Wednesday, February 21, 2018

Edenbrooke Book Group

I was asked to host book group this month and Edenbrooke was the choice of book. I of course love the book and have read it so many times, so it was fun to introduce this to other people. Many had also read it quickly and stayed up way too late to read it, just like I had. A couple nights before the group I was reading the author, Julianne Donaldson's, blog to see if there was any information about her book I could share with the group. I noticed that she said she'd be open to skyping for 15 minutes with the book group if it fits with her schedule. I wasn't going to do it, but Jeff encouraged me to email her. I sent her a long email and spoke to the mid-life crisis she mentioned on a blog post. I offered love and support and asked about skyping. I was so surprised when she responded that night! She said it was such a beautiful and heartfelt email and that she felt like we were kindred spirits, so yes, she would be happy to join our group!

I let people know and every was so excited. Jeff was gone so I worked hard to get the house ready and the kids in bed. I made English trifle, brownies, and baked brie. The night before Jeff told me how to use his projector and then I had Ja do a practice run skyping with me.

When we talked with Julianne she opened up so much to us to let us know about her experience with writing, her current state of affairs in life, and how much of herself is in her books. Some things I took away from it that I thought were so interesting is the idea of using writing to process life events or themes. Many people don't have any outlet to process things, but a book or story is perfect. You can write about how things affected you without explicitly writing your story, and then you can give a happy ending that is hopeful for your own future. I also was intrigued by the idea that writing (or any hobby) is fun and exciting and cathartic when it's a hobby, but as soon as it turns into work, there is an added stress from deadlines and expectations. And some of that joy is taken away. It made me want to try my hand at writing, not so much to create a story for others to read, but to work through challenges I have. At one point she even started crying and said, "I never cry, this isn't supposed to happen at book group." But I told her I had prayed before the group that it would be uplifting and edifying for everyone and that what needed to be said would be said.

Afterward and even the next day people from the group were so complimentary on what a fun night it was and how neat it was we got to talk with her. I do not love hosting, but this went very well! And that fact I did it with Jeff gone made me feel very grateful for how everything turned out.

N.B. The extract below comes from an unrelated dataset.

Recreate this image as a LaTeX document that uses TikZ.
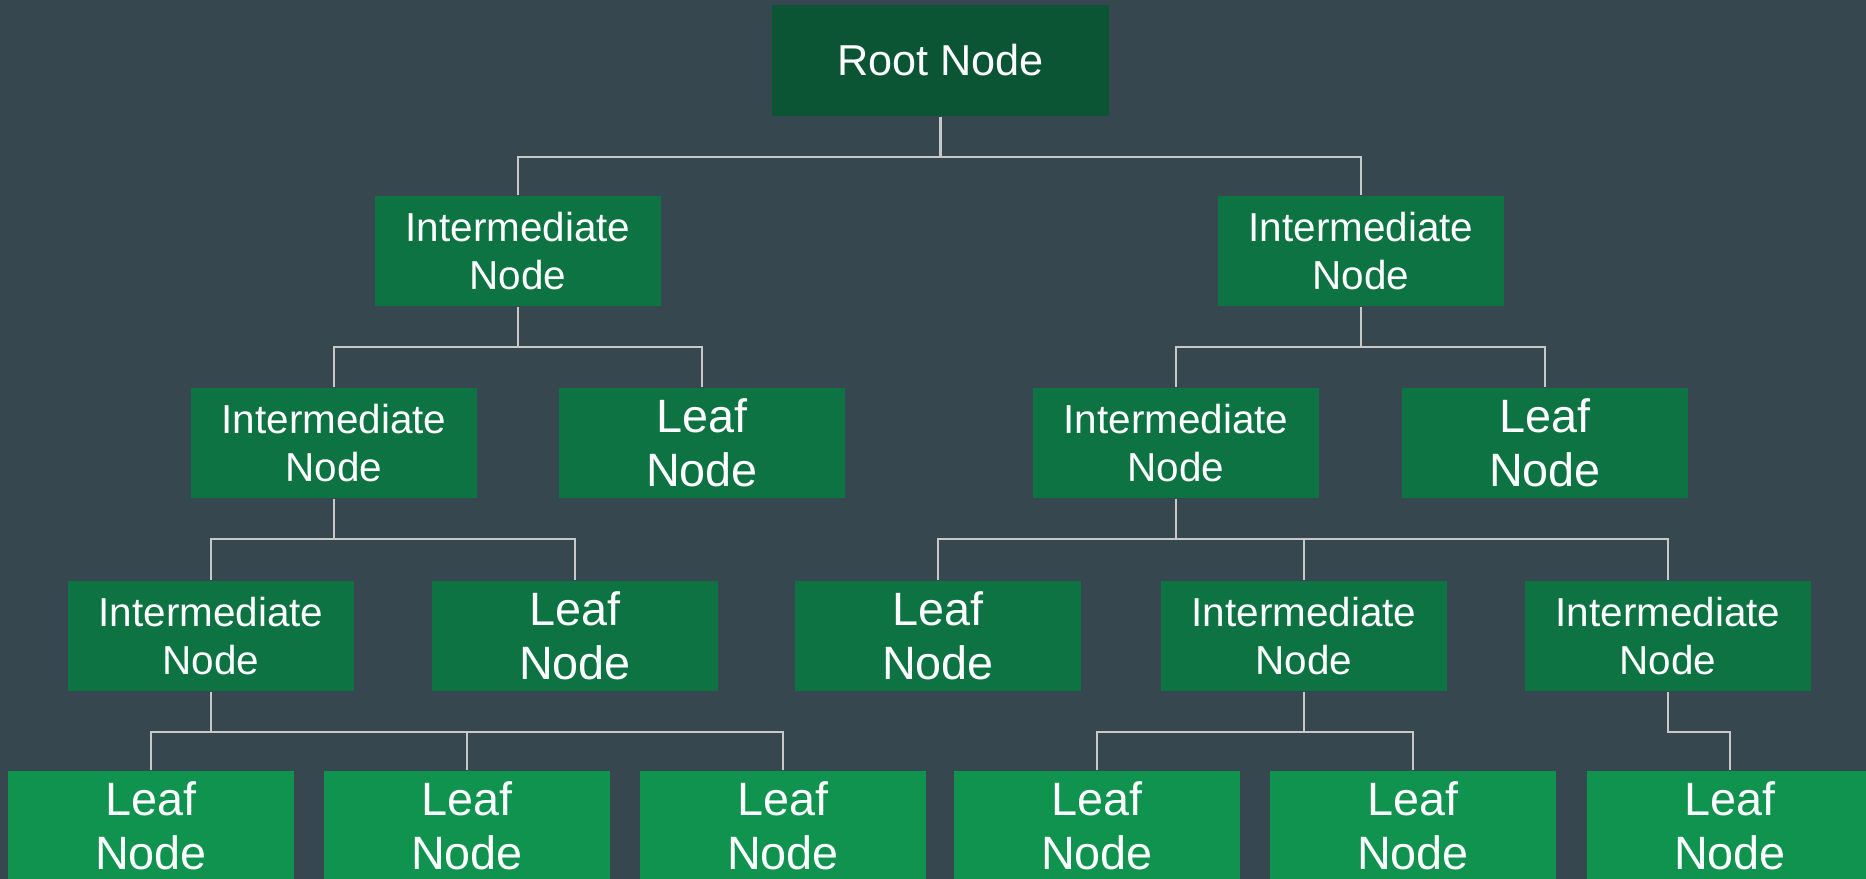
\documentclass[tikz,border=0pt]{standalone}
\usepackage{xcolor}
\usepackage{fontspec}
\setmainfont{Liberation Sans}

\definecolor{slatebg}{HTML}{37474F}
\definecolor{rootgreen}{HTML}{0B5534}
\definecolor{midgreen}{HTML}{0D7342}
\definecolor{leafgreen}{HTML}{0F934F}
\definecolor{linkgray}{HTML}{C8C8C8}

\begin{document}
\begin{tikzpicture} [x=0.01cm, y=-0.01cm,
    box/.style={ fill, text=white, align=center, inner sep=0pt, minimum width=2.85cm, minimum height=1.1cm },
    inode/.style={ box, fill=midgreen, font=\fontsize{11.5}{13.7}\selectfont },
    lnode/.style={ box, fill=midgreen, font=\fontsize{13.3}{15.2}\selectfont },
    bottom/.style={ lnode, fill=leafgreen },
    link/.style={ draw=linkgray, line width=0.6pt } ]
    \fill[slatebg] (0,0) rectangle (1866,879);
    \useasboundingbox (0,0) rectangle (1866,879);

    \node [box, fill=rootgreen, minimum width=3.37cm, minimum height=1.11cm, font=\fontsize{12.3}{14}\selectfont] (root) at (940.5,60.5) {Root Node};

    \node [inode] (i1) at (518,251) {Intermediate\\Node};
    \node [inode] (i2) at (1361,251) {Intermediate\\Node};

    \node [inode] (i11) at (334,443) {Intermediate\\Node};
    \node [lnode] (l12) at (702,443) {Leaf\\Node};
    \node [inode] (i21) at (1176,443) {Intermediate\\Node};
    \node [lnode] (l22) at (1545,443) {Leaf\\Node};

    \node [inode] (i111) at (211,636) {Intermediate\\Node};
    \node [lnode] (l112) at (575,636) {Leaf\\Node};
    \node [lnode] (l211) at (938,636) {Leaf\\Node};
    \node [inode] (i212) at (1304,636) {Intermediate\\Node};
    \node [inode] (i213) at (1668,636) {Intermediate\\Node};

    \node [bottom] (b1) at (151,826) {Leaf\\Node};
    \node [bottom] (b2) at (467,826) {Leaf\\Node};
    \node [bottom] (b3) at (783,826) {Leaf\\Node};
    \node [bottom] (b4) at (1097,826) {Leaf\\Node};
    \node [bottom] (b5) at (1413,826) {Leaf\\Node};
    \node [bottom] (b6) at (1730,826) {Leaf\\Node};

    \foreach \From/\To in {root/i1, root/i2, i1/i11, i1/l12, i2/i21, i2/l22,
        i11/i111, i11/l112, i21/l211, i21/i212, i21/i213,
        i111/b1, i111/b2, i111/b3, i212/b4, i212/b5, i213/b6}{
        \draw [link] (\From.south) -- ++(0,40) -| (\To.north);
    }
\end{tikzpicture}
\end{document}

Saturday, February 17, 2018

Our Uber Friend Darlene and Jetton Park

Jeff had an über driver one day who turned out to be from Redlands so he mentioned the temple there. She said, "oh, you're Mormon! This should be interesting." It turns out she was a Relief Society President and her ex-husband was a bishop. But she experienced abuse and saw others in the ward experience it at the hands of their husbands that she became very disenchanted and left her husband and the church. But she was very nice and told Jeff she didn't have any support system here so we immediately wanted to be some sort of support for her.

We had her over for a very pleasant lunch when Jeff was home. Jeff played the piano, we talked, and had a very nice visit. A few days after that I got thank you note from her and she said it meant more to her than we would ever know. I then invited her and her grandson to come on a walk/bike ride with us. She ended up coming, but her grandson didn't want to. It was such a pleasant day at Jetton Park. Hearing the waves crash along the shore or rocks is just the most pleasant and soothing sound. She said she hoped to come back often with her dog because she loved it so much and this was Jeff's first time.









Trying to keep their bikes up in the sand



This week has been so beautiful that we went on another walk and bike ride and the kids loved climbing their new favorite rocks. I ran a little over 4 miles one day and it was so hard for me! I am coming to rely on running with my friends that when I run alone I always have to walk a few times, it just feels hard for me to keep running. It's so interesting because I did not think I was a social runner. I thought I liked being alone, but now I'm learning I need the motivation and commitment that comes with running with people who are counting on you.